-------- SOURCE EXCERPT

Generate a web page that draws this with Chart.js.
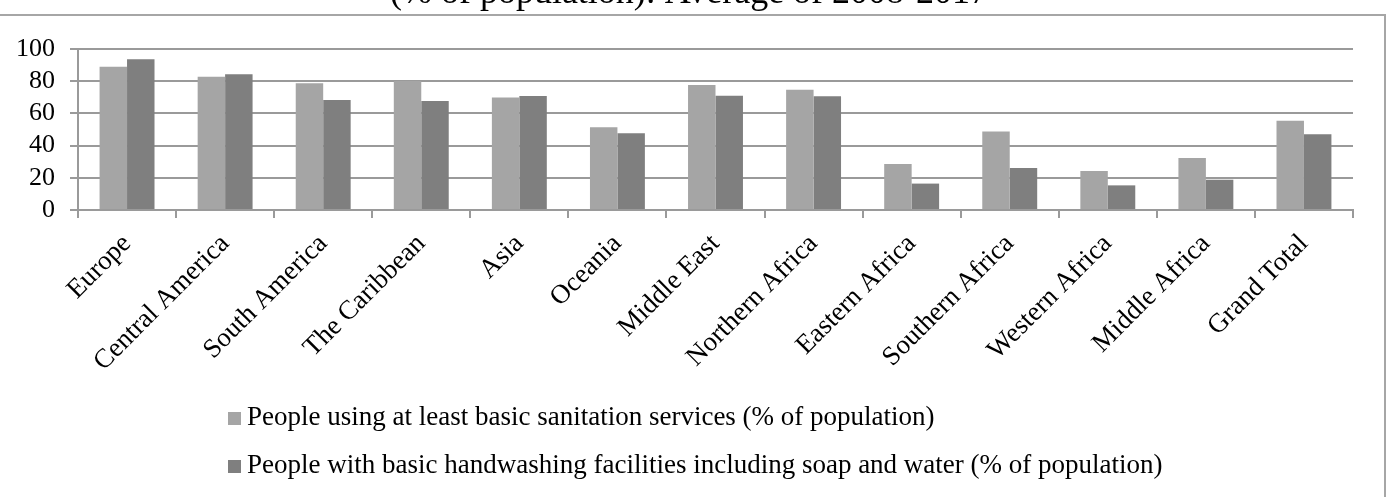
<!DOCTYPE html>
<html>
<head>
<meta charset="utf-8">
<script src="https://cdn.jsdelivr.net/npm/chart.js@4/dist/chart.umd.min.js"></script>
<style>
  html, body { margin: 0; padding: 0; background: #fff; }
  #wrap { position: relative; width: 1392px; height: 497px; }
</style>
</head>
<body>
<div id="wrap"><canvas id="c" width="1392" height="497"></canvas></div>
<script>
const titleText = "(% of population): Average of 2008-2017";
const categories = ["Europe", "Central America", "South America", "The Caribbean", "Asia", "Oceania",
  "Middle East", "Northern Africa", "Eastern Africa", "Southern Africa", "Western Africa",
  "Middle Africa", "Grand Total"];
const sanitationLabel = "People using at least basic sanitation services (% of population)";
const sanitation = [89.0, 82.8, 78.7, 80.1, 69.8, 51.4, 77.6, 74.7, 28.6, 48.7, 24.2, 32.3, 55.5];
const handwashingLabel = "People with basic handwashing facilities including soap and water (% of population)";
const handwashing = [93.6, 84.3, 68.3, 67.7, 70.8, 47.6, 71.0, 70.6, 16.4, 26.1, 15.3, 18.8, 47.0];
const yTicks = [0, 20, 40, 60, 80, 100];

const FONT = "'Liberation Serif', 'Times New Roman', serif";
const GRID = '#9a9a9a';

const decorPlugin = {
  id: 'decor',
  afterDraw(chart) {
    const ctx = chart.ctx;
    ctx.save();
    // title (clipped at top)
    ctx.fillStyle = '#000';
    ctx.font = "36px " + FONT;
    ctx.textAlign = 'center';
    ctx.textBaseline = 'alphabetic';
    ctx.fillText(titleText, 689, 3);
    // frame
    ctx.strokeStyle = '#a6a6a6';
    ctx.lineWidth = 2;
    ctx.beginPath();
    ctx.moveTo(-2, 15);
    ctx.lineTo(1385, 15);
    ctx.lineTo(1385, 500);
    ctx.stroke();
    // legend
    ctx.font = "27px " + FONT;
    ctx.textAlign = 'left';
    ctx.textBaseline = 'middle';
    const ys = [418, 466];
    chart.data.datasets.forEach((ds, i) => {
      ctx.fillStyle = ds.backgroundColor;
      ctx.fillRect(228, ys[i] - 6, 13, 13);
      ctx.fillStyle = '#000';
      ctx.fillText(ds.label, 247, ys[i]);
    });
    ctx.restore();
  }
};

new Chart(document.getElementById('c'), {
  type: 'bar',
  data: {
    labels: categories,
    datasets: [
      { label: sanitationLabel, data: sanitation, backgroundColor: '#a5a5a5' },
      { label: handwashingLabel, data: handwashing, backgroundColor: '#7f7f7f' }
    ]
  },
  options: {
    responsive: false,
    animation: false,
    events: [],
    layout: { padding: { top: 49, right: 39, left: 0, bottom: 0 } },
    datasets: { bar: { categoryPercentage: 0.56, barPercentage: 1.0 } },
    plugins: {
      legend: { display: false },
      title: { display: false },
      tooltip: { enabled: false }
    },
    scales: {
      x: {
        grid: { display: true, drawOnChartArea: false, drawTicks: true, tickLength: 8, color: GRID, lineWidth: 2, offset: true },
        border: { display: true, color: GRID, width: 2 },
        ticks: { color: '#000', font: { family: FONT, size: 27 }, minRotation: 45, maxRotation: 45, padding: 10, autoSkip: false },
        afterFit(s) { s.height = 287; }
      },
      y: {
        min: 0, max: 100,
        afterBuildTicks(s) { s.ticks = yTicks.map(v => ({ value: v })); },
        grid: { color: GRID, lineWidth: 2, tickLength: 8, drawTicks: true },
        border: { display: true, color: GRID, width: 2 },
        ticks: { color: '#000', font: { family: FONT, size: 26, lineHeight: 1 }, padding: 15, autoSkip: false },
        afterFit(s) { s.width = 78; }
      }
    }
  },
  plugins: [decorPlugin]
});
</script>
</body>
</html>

----------------

Reproduce all of the material above word for word. Omit the pictures.

Generate a web page that draws this with Chart.js.
<!DOCTYPE html>
<html>
<head>
<meta charset="utf-8">
<script src="https://cdn.jsdelivr.net/npm/chart.js@4/dist/chart.umd.min.js"></script>
<style>
  html, body { margin: 0; padding: 0; background: #fff; }
  #wrap { position: relative; width: 1392px; height: 497px; }
</style>
</head>
<body>
<div id="wrap"><canvas id="c" width="1392" height="497"></canvas></div>
<script>
const titleText = "(% of population): Average of 2008-2017";
const categories = ["Europe", "Central America", "South America", "The Caribbean", "Asia", "Oceania",
  "Middle East", "Northern Africa", "Eastern Africa", "Southern Africa", "Western Africa",
  "Middle Africa", "Grand Total"];
const sanitationLabel = "People using at least basic sanitation services (% of population)";
const sanitation = [89.0, 82.8, 78.7, 80.1, 69.8, 51.4, 77.6, 74.7, 28.6, 48.7, 24.2, 32.3, 55.5];
const handwashingLabel = "People with basic handwashing facilities including soap and water (% of population)";
const handwashing = [93.6, 84.3, 68.3, 67.7, 70.8, 47.6, 71.0, 70.6, 16.4, 26.1, 15.3, 18.8, 47.0];
const yTicks = [0, 20, 40, 60, 80, 100];

const FONT = "'Liberation Serif', 'Times New Roman', serif";
const GRID = '#9a9a9a';

const decorPlugin = {
  id: 'decor',
  afterDraw(chart) {
    const ctx = chart.ctx;
    ctx.save();
    // title (clipped at top)
    ctx.fillStyle = '#000';
    ctx.font = "36px " + FONT;
    ctx.textAlign = 'center';
    ctx.textBaseline = 'alphabetic';
    ctx.fillText(titleText, 689, 3);
    // frame
    ctx.strokeStyle = '#a6a6a6';
    ctx.lineWidth = 2;
    ctx.beginPath();
    ctx.moveTo(-2, 15);
    ctx.lineTo(1385, 15);
    ctx.lineTo(1385, 500);
    ctx.stroke();
    // legend
    ctx.font = "27px " + FONT;
    ctx.textAlign = 'left';
    ctx.textBaseline = 'middle';
    const ys = [418, 466];
    chart.data.datasets.forEach((ds, i) => {
      ctx.fillStyle = ds.backgroundColor;
      ctx.fillRect(228, ys[i] - 6, 13, 13);
      ctx.fillStyle = '#000';
      ctx.fillText(ds.label, 247, ys[i]);
    });
    ctx.restore();
  }
};

new Chart(document.getElementById('c'), {
  type: 'bar',
  data: {
    labels: categories,
    datasets: [
      { label: sanitationLabel, data: sanitation, backgroundColor: '#a5a5a5' },
      { label: handwashingLabel, data: handwashing, backgroundColor: '#7f7f7f' }
    ]
  },
  options: {
    responsive: false,
    animation: false,
    events: [],
    layout: { padding: { top: 49, right: 39, left: 0, bottom: 0 } },
    datasets: { bar: { categoryPercentage: 0.56, barPercentage: 1.0 } },
    plugins: {
      legend: { display: false },
      title: { display: false },
      tooltip: { enabled: false }
    },
    scales: {
      x: {
        grid: { display: true, drawOnChartArea: false, drawTicks: true, tickLength: 8, color: GRID, lineWidth: 2, offset: true },
        border: { display: true, color: GRID, width: 2 },
        ticks: { color: '#000', font: { family: FONT, size: 27 }, minRotation: 45, maxRotation: 45, padding: 10, autoSkip: false },
        afterFit(s) { s.height = 287; }
      },
      y: {
        min: 0, max: 100,
        afterBuildTicks(s) { s.ticks = yTicks.map(v => ({ value: v })); },
        grid: { color: GRID, lineWidth: 2, tickLength: 8, drawTicks: true },
        border: { display: true, color: GRID, width: 2 },
        ticks: { color: '#000', font: { family: FONT, size: 26, lineHeight: 1 }, padding: 15, autoSkip: false },
        afterFit(s) { s.width = 78; }
      }
    }
  },
  plugins: [decorPlugin]
});
</script>
</body>
</html>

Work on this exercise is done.